Available at: https://digitalcommons.calpoly.edu/theses/2080
Date of Award
MS in Mechanical Engineering
During a rocket launch, satellites withstand large dynamic forces due to vibrations that are transmitted from the launch vehicle. As such, they must undergo testing to ensure that their function is not impaired by such forces. CubeSats are cost-effective nanosatellites, and like their larger counterparts, undergo dynamic testing for launch qualification. While dynamic analysis can done on a CubeSat alone, other assembly constituents also affect the response, and including them in the analysis can provide insight on the true dynamic behavior of CubeSats.

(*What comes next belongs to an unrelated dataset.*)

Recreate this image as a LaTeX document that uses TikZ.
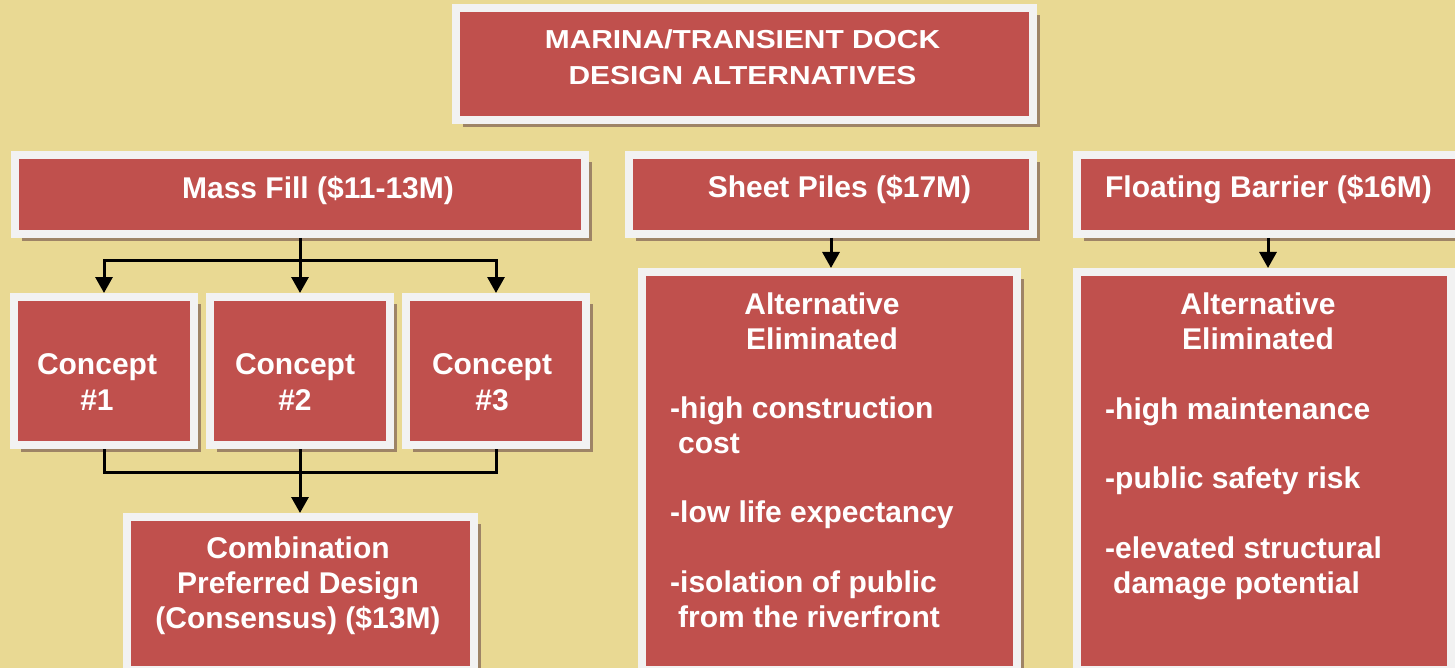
\documentclass[tikz,border=0pt]{standalone}
\usepackage{fontspec}
\setmainfont{Liberation Sans}
\newfontfamily\titlefont[FakeStretch=1.15]{Liberation Sans}
\usetikzlibrary{arrows.meta,shadows}
\definecolor{backdrop}{HTML}{E9D993}
\definecolor{boxred}{HTML}{C0504D}
\definecolor{framegray}{HTML}{F2F2F2}
\definecolor{shadowbrown}{HTML}{9E8466}

\begin{document}
\begin{tikzpicture}[x=1pt,y=-1pt,
  box/.style={draw=framegray,line width=8pt,fill=boxred,inner sep=0pt,
    drop shadow={shadow xshift=7pt,shadow yshift=-7pt,fill=shadowbrown,opacity=1}},
  txt/.style={text=white,font=\bfseries\fontsize{30}{34.7}\selectfont,inner sep=0pt},
  head/.style={txt,font=\bfseries\fontsize{30}{36}\selectfont,anchor=base},
  arr/.style={-{Triangle[width=17pt,length=16pt]},line width=3pt},
  link/.style={line width=3pt}]
\useasboundingbox (0,0) rectangle (1455,668);
\fill[backdrop] (0,0) rectangle (1455,668);
% boxes
\node[box,minimum width=577pt,minimum height=112pt] (title) at (744.5,64) {};
\node[box,minimum width=570pt,minimum height=79pt] (massfill) at (300,194.5) {};
\node[box,minimum width=404pt,minimum height=79pt] (sheet) at (831,194.5) {};
\node[box,minimum width=382pt,minimum height=79pt] (floatbar) at (1268,194.5) {};
\foreach \n/\x in {1/104,2/300,3/496}
  \node[box,minimum width=180pt,minimum height=148pt] (c\n) at (\x,371) {};
\node[box,minimum width=347pt,minimum height=153pt] (comb) at (300,593.5) {};
\node[box,minimum width=375pt,minimum height=398pt] (sheetalt) at (829.5,471) {};
\node[box,minimum width=374pt,minimum height=398pt] (floatalt) at (1264,471) {};
% texts (base = last line)
\node[head,font=\titlefont\bfseries\fontsize{26}{36}\selectfont,align=center] (titletxt) at (742.5,85) {MARINA/TRANSIENT DOCK\\DESIGN ALTERNATIVES};
\node[head] (massfilltxt) at (318,199) {Mass Fill (\$11-13M)};
\node[head] (sheettxt) at (839.5,198) {Sheet Piles (\$17M)};
\node[head] (floatbartxt) at (1268.5,198) {Floating Barrier (\$16M)};
\foreach \n/\x in {1/97,2/295,3/492}
  \node[txt,anchor=base,align=center] (c\n txt) at (\x,410) {Concept\\[1.3pt]\#\n};
\node[txt,anchor=base,align=center] (combtxt) at (298,628) {Combination\\Preferred Design\\(Consensus) (\$13M)};
\node[txt,anchor=base,align=center] (sheethead) at (822,349) {Alternative\\Eliminated};
\node[txt,anchor=base west,align=left] (sheetlist) at (670,627) {-high construction\\\hspace*{8pt}cost\\[34.7pt]-low life expectancy\\[34.7pt]-isolation of public\\\hspace*{8pt}from the riverfront};
\node[txt,anchor=base,align=center] (floathead) at (1258,349) {Alternative\\Eliminated};
\node[txt,anchor=base west,align=left] (floatlist) at (1105,593) {-high maintenance\\[34.7pt]-public safety risk\\[34.7pt]-elevated structural\\\hspace*{8pt}damage potential};
% connectors
\coordinate (split) at (300,260);
\coordinate (merge) at (300,472);
\draw[link] (massfill.south) -- (split);
\foreach \n in {1,2,3} \draw[arr] (split) -| (c\n.north);
\draw[link] (c1.south) |- (merge) -| (c3.south);
\draw[arr] (c2.south) -- (comb.north);
\draw[arr] (sheet.south) -- (sheet.south |- sheetalt.north);
\draw[arr] (floatbar.south) -- (floatbar.south |- floatalt.north);
\end{tikzpicture}
\end{document}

To show this, the work presented here recreates a vibration test setup using Finite Element Analysis (FEA) in order to predict the dynamic response of a CubeSat test assembly. A Poly Picosatellite Orbital Deployer (P-Pod) is used as the housing and ejection mechanism for CubeSats. For modeling purposes however, a simplified P-Pod (test pod) was used, along with a mass model to represent a CubeSat. Sine sweep and random vibration tests were performed for the test pod and mass model. For the FEA simulation, CAD geometry and material properties were imported into Abaqus to solve for the different modes and natural frequencies of the structures. From the FEA models, the first six natural frequencies of the test pod were generated, with an average 7% error when compared to the experimental data. The analysis was repeated for the test pod and mass model assembly, and the first eight natural frequencies were generated, with an average 4% error when compared to the experimental data. With the FEA models validated, the FEA template was applied to CubeSat CPX, a concept design structure used to demonstrate the application of the FEA model developed in this work.